Firefly will read the “iTunes Library.xml” file when it scans for new music and use any playlists found in it. Though in this case, the playlists reference mp3 files rather than flac. As a result the Soundbridge will display the names of all the playlists, but they’re all empty because those files don’t exist within my flac music folders.
Sed is a linux program that among other things does search and replace within a file, so my strategy was to use it on the iTunes Library.xml file to search for “.mp3″ and change any occurrence to “.flac”. My library file is generated on a Windows computer, so songs within a playlist are identified with a Windows folder structure like “D:/My Music/Artist/Album/song.mp3.” Firefly is smart enough to ignore parts of the path that point to a Windows path and just make use of the filename. So on my Linux file server, Firefly ignores the “D:/My Music” part and just looks for the rest in the music folder that it regularly scans.
As a test, I copied “iTunes Library.xml” into the flac music folder that Firefly scans and because uppercase and spaces can sometimes cause heartburn, for simplicity renamed it itunes_library.xml. That turns out to have been a mistake, but more on that later. I then ran the following sed command.

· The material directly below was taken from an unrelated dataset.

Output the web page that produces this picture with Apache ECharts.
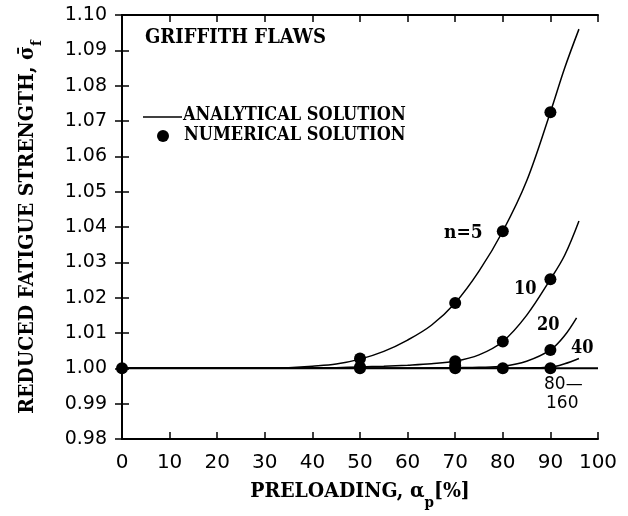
<!DOCTYPE html>
<html><head><meta charset="utf-8">
<script src="https://cdn.jsdelivr.net/npm/echarts@6/dist/echarts.min.js"></script>
<style>html,body{margin:0;padding:0;background:#fff}#c{width:628px;height:516px}</style>
</head><body><div id="c"></div>
<script>
// Analytical curves
const n5X  = [0, 10, 20, 30, 35, 40, 45, 50, 55, 60, 65, 70, 75, 80, 85, 90, 93, 96];
const n5Y  = [1.0000, 1.0000, 1.0000, 1.0000, 1.0002, 1.0006, 1.0012, 1.0026, 1.0048, 1.0080, 1.0122, 1.0185, 1.0275, 1.0388, 1.0530, 1.0725, 1.0850, 1.0960];
const n10X = [0, 10, 20, 30, 40, 45, 50, 55, 60, 65, 70, 75, 80, 85, 90, 93, 96];
const n10Y = [1.0000, 1.0000, 1.0000, 1.0000, 1.0001, 1.0002, 1.0004, 1.0006, 1.0009, 1.0013, 1.0020, 1.0038, 1.0076, 1.0150, 1.0252, 1.0320, 1.0417];
const n20X = [0, 10, 20, 30, 40, 50, 60, 65, 70, 75, 80, 85, 90, 93, 95.5];
const n20Y = [1.0000, 1.0000, 1.0000, 1.0000, 1.0000, 1.0000, 1.0000, 1.0001, 1.0002, 1.0003, 1.0006, 1.0020, 1.0052, 1.0093, 1.0143];
const n40X = [0, 10, 20, 30, 40, 50, 60, 70, 80, 85, 88, 90, 93, 96];
const n40Y = [1.0000, 1.0000, 1.0000, 1.0000, 1.0000, 1.0000, 1.0000, 1.0000, 1.0000, 1.0001, 1.0002, 1.0003, 1.0013, 1.0028];
const n80X = [0, 100];
const n80Y = [1.0000, 1.0000];
// Numerical solution points
const numX = [0, 50, 50, 50, 70, 70, 70, 70, 80, 80, 80, 90, 90, 90, 90];
const numY = [1.0000, 1.0000, 1.0004, 1.0028, 1.0000, 1.0007, 1.0020, 1.0185, 1.0000, 1.0076, 1.0388, 1.0000, 1.0052, 1.0252, 1.0725];
// Text
const curveLabels = ['n=5', '10', '20', '40', '80\u2014', '160'];
const legendNames = ['ANALYTICAL SOLUTION', 'NUMERICAL SOLUTION'];
const panelTitle = 'GRIFFITH FLAWS';

const zip = (xs, ys) => xs.map((x, i) => [x, ys[i]]);
const serif = '"DejaVu Serif Condensed", "DejaVu Serif"';
const sans = 'DejaVu Sans';

const chart = echarts.init(document.getElementById('c'));
const axisLineStyle = { color: '#000', width: 2 };
const tick = { inside: true, length: 7, lineStyle: { color: '#000', width: 1.5 } };
const curve = (name, xs, ys, w) => ({
  name, type: 'line', data: zip(xs, ys), smooth: 0.35,
  symbol: 'none', lineStyle: { color: '#000', width: w || 1.5 }, z: 3, silent: true
});
const txt = (text, x, y, font) => ({
  type: 'text', x, y, silent: true,
  style: { text, font, fill: '#000', verticalAlign: 'middle', align: 'left' }
});
const sf = (w, s) => w + ' ' + s + 'px "DejaVu Serif Condensed", "DejaVu Serif", serif';
chart.setOption({
  animation: false,
  backgroundColor: '#fff',
  grid: { left: 122, top: 15, right: 30, bottom: 75 },
  xAxis: [{
    type: 'value', min: 0, max: 100, interval: 10,
    axisLine: { lineStyle: axisLineStyle }, splitLine: { show: false }, axisTick: tick,
    axisLabel: { color: '#000', fontFamily: sans, fontSize: 20, margin: 14 },
    name: '{a|PRELOADING, \u03b1}{s|p}{a|[%]}', nameLocation: 'middle', nameGap: 42,
    nameTextStyle: { rich: {
      a: { fontFamily: serif, fontSize: 21, fontWeight: 'bold', color: '#000' },
      s: { fontFamily: serif, fontSize: 15, fontWeight: 'bold', color: '#000', verticalAlign: 'bottom', padding: [0, 0, -9, 0] }
    } }
  }, {
    type: 'value', position: 'top', min: 0, max: 100, interval: 10,
    axisLine: { lineStyle: axisLineStyle }, splitLine: { show: false }, axisTick: tick,
    axisLabel: { show: false }
  }],
  yAxis: [{
    type: 'value', min: 0.98, max: 1.10, interval: 0.01,
    axisLine: { lineStyle: axisLineStyle }, splitLine: { show: false }, axisTick: tick,
    axisLabel: { color: '#000', fontFamily: sans, fontSize: 19, margin: 15, formatter: v => v.toFixed(2) },
    name: '{a|REDUCED FATIGUE STRENGTH, \u03c3\u0304}{s|f}', nameLocation: 'middle', nameGap: 84, nameRotate: 90,
    nameTextStyle: { rich: {
      a: { fontFamily: serif, fontSize: 21, fontWeight: 'bold', color: '#000' },
      s: { fontFamily: serif, fontSize: 15, fontWeight: 'bold', color: '#000', verticalAlign: 'bottom', padding: [0, 0, -7, 0] }
    } }
  }, {
    type: 'value', position: 'right', min: 0.98, max: 1.10, interval: 0.01,
    axisLine: { lineStyle: axisLineStyle }, splitLine: { show: false }, axisTick: tick,
    axisLabel: { show: false }
  }],
  series: [
    curve('n=5', n5X, n5Y),
    curve('n=10', n10X, n10Y),
    curve('n=20', n20X, n20Y),
    curve('n=40', n40X, n40Y),
    curve('n=80-160', n80X, n80Y, 2),
    { name: legendNames[1], type: 'scatter', data: zip(numX, numY), symbol: 'circle', symbolSize: 12,
      itemStyle: { color: '#000', opacity: 1 }, z: 4, silent: true }
  ],
  graphic: [
    txt(panelTitle, 145, 38, sf('bold', 20)),
    { type: 'line', silent: true, shape: { x1: 143, y1: 117, x2: 182, y2: 117 }, style: { stroke: '#000', lineWidth: 1.5 } },
    txt(legendNames[0], 183, 115, sf('bold', 18)),
    { type: 'circle', silent: true, shape: { cx: 163, cy: 136, r: 6 }, style: { fill: '#000' } },
    txt(legendNames[1], 184, 135, sf('bold', 18)),
    txt(curveLabels[0], 444, 233, sf('bold', 19)),
    txt(curveLabels[1], 514, 289, sf('bold', 18)),
    txt(curveLabels[2], 537, 325, sf('bold', 18)),
    txt(curveLabels[3], 571, 348, sf('bold', 18)),
    txt(curveLabels[4], 544, 385, '17px "DejaVu Sans"'),
    txt(curveLabels[5], 546, 404, '17px "DejaVu Sans"')
  ]
});
</script></body></html>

sed -i 's/.mp3/.flac/g' itunes_library.xml
The -i switch tells it to do the substitution in place, ie not create a new file. The s tells it to do a substitution using .mp3 as the old text and .flac as the new text. The g tells it to keep going past the first occurrence. And of course the last part is the name of the file to do the operation on. When that finished I loaded it into a text editor and searched for .mp3 to verify that there were none left. Unfortunately, it found some. It found “.Mp3″ and “.MP3″. The case of the letters had thrown it off. So back to the sed command with a slight change.
sed -i 's/.mp3/.flac/gi' itunes_library.xml
The i option at the end makes the search case insensitive. Another run through in the text editor showed that it had worked.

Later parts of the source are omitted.